(EXERCISE DETAILS) Pull each line holding "this" out of the entries below.

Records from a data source
****************

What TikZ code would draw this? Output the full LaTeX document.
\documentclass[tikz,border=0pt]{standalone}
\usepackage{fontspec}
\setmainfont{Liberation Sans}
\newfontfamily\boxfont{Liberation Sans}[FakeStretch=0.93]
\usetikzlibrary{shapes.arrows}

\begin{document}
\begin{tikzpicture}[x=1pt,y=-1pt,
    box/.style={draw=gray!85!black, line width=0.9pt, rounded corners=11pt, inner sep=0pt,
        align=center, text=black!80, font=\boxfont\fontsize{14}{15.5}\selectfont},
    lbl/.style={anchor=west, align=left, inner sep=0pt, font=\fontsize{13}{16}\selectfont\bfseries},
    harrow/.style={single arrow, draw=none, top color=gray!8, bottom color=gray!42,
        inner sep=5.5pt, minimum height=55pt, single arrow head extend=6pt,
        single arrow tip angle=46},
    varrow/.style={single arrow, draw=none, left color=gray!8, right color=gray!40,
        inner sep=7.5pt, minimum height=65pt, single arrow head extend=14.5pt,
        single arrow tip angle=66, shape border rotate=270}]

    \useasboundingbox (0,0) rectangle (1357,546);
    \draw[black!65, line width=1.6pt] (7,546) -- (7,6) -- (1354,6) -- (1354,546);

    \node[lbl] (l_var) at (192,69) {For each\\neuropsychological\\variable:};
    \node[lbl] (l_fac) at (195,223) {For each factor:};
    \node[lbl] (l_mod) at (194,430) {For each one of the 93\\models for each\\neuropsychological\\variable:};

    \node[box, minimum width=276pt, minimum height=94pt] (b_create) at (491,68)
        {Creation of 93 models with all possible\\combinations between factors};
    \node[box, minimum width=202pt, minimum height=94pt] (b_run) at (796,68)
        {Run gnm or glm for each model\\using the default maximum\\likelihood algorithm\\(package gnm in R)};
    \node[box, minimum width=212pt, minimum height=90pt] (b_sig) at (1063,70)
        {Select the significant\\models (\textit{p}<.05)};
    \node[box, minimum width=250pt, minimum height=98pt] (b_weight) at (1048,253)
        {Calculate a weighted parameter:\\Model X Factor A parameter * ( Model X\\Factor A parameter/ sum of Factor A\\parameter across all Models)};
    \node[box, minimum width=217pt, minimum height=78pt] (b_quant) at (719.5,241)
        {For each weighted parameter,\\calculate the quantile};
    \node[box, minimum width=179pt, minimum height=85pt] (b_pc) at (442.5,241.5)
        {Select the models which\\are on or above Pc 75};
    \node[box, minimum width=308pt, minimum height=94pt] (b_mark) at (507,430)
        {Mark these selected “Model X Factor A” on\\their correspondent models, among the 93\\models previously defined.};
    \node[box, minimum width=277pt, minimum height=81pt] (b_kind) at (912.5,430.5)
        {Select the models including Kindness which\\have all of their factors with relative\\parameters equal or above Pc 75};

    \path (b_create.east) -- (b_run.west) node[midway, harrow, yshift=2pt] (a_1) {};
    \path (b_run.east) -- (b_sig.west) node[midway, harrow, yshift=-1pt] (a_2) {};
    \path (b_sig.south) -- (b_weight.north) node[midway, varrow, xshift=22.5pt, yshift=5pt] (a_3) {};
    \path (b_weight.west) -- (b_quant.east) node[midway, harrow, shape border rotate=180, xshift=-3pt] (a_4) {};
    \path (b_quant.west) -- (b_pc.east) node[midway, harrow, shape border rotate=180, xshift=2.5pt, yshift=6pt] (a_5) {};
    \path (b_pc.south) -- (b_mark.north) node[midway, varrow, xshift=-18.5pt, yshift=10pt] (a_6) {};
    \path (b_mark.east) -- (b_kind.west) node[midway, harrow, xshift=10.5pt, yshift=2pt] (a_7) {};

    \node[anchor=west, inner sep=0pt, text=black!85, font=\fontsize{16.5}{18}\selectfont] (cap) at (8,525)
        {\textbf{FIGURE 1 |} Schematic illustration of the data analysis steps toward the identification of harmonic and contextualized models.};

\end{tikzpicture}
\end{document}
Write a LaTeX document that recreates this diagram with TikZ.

****************

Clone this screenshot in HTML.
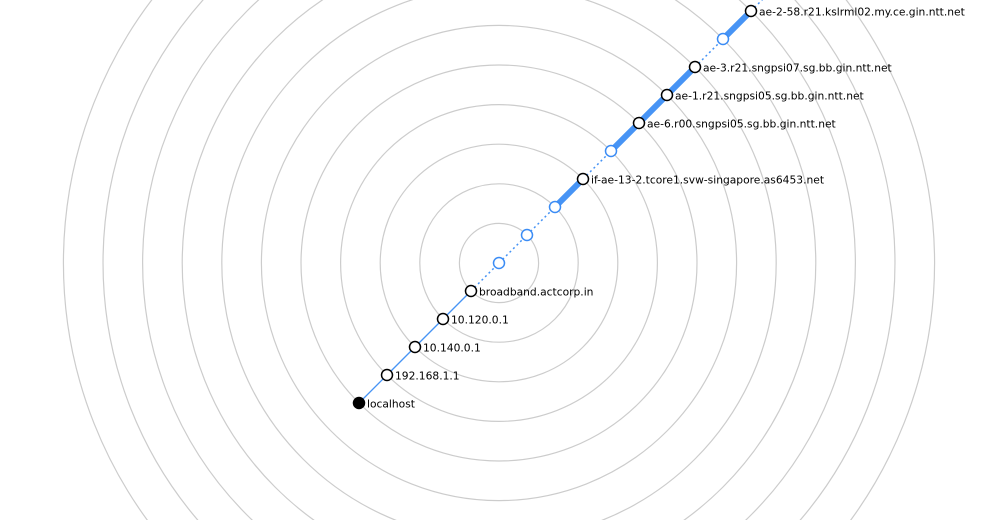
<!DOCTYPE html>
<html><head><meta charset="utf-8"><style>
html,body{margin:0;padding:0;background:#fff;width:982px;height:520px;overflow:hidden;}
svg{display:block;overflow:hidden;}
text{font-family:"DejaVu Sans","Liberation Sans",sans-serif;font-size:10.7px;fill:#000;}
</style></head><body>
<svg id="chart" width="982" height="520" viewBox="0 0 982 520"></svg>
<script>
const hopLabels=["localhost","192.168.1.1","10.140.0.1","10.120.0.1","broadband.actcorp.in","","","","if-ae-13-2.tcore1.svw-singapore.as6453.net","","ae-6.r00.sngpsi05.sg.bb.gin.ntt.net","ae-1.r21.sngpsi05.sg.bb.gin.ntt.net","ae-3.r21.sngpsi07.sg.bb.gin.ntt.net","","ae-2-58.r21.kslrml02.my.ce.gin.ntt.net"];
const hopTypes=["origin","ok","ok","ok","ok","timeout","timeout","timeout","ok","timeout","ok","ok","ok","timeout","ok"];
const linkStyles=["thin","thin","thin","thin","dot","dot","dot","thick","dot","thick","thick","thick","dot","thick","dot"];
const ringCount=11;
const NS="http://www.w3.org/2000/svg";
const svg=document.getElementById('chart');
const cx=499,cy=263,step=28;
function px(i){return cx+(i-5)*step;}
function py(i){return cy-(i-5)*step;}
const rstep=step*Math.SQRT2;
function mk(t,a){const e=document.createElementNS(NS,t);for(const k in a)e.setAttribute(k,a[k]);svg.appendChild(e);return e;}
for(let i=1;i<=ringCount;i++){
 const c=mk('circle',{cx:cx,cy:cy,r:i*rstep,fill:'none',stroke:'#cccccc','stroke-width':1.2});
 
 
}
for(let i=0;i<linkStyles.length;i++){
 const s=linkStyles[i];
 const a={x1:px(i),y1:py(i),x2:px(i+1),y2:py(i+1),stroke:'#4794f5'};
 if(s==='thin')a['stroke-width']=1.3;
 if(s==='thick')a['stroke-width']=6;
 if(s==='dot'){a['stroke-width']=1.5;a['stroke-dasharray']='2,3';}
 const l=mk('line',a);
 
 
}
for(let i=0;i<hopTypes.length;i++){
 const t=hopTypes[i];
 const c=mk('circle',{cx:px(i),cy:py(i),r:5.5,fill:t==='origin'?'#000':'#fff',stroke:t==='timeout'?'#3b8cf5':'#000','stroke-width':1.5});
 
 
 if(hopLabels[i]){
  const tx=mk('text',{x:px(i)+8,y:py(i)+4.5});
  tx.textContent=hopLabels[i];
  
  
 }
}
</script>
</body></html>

****************

(EXERCISE RESPONSE)
What TikZ code would draw this? Output the full LaTeX document.
Write a LaTeX document that recreates this diagram with TikZ.
Clone this screenshot in HTML.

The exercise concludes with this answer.